Icy weather forecasts for Thursday extending into parts of the South didn't seem to impress the cash market Wednesday as it recorded losses at all but one point (a flat Sumas), including multi-dollar declines at some Northeast points that had continued to soar a day earlier, and a whopping $11-plus plummet at the Florida citygate.
Sources cited the previous day's futures drop of 16.5 cents, the remaining high levels of storage a month and a half into the traditional withdrawal season and expectations that the recent surge of frigid weather in the eastern U.S. will be easing toward the last week of December as reasons why current cold weather was unable to keep prices from softening.
Despite Florida Gas Transmission (FGT) issuing an Overage Alert Day (see Transportation Notes), Florida citygates recorded the biggest plunge by far of more than $11 from its stratospheric average of $18 a day earlier. Otherwise, Northeast citygates led the way with triple-digit drops among losses ranging from about a nickel to the $8.15 area at Transco Zone 5 in the Mid-Atlantic, where temperatures are barely managing to trend slightly higher but still due to remain around freezing or less for the most part Thursday.
Prior-day futures guidance for cash numbers Thursday won't be quite as weak as before, but will still be moderately negative after the January contract fell another 3.3 cents Wednesday (see related story).
It will still be quite cold Thursday in the Midwest and Northeast, but both regions can still anticipate getting a little warmer. The Weather Channel said a mix of light snow, sleet and freezing rain are fairly likely in parts of Alabama, Tennessee and Georgia. Most of the West will stay generally cool to chilly, with a majority of the below-freezing lows concentrated in the Rockies and Western Canada.
Almost as soon as they had ended, new OFO-like constraints were appearing on such eastern pipes as Southern, FGT and MRT (see Transportation Notes). However, Tennessee ended an upstream OFO Critical Day 1 and PG&E is lifting a high-inventory OFO. PG&E citygate prices fell nearly a dime, according to IntercontinentalExchange, and volumes traded there on its online platform plunged from 1,037,700 MMBtu Tuesday to 715,700 MMBtu Wednesday.
A Midcontinent producer said it was obvious that futures weakness and abundant storage were the primary reasons for cold forecasts being unable to keep the cash market supported Wednesday. Also, people are already anticipating down-the-road warming late this month, he said. The fact that winter hasn't officially begun yet doesn't mean much, though, when wintry conditions have already arrived beforehand, he added.

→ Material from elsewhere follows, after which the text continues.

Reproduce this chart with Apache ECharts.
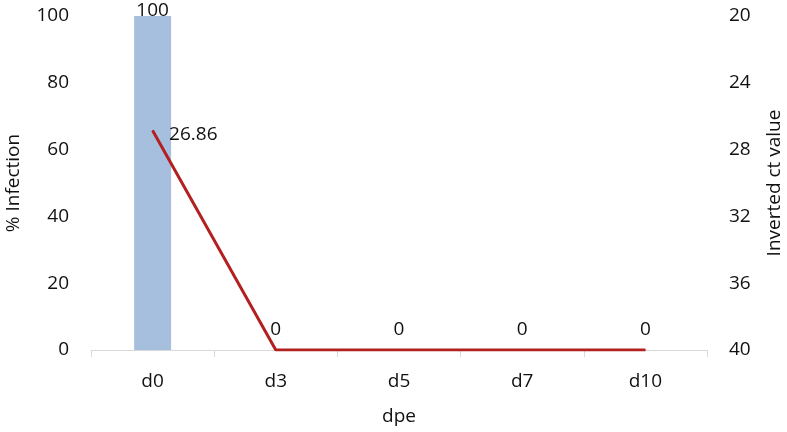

There's a little extra heating load building in Northern California, which allowed PG&E to lift its OFO, but the area should be getting a little warmer again over the weekend, so it wouldn't be surprising to see the OFO return, a western trader said. The overall weather picture has changed little in the last few weeks, he noted; it's pretty much been a case of a relatively moderate West compared to colder-than-normal temperatures in the East.
A Midwest utility buyer described local temperatures as "brutal" in the last few days, but conditions were getting "somewhat milder" Wednesday and Thursday before turning colder again on Friday. Even with the slight moderation, one to two inches of snow were predicted for the utility service area Wednesday night, he said.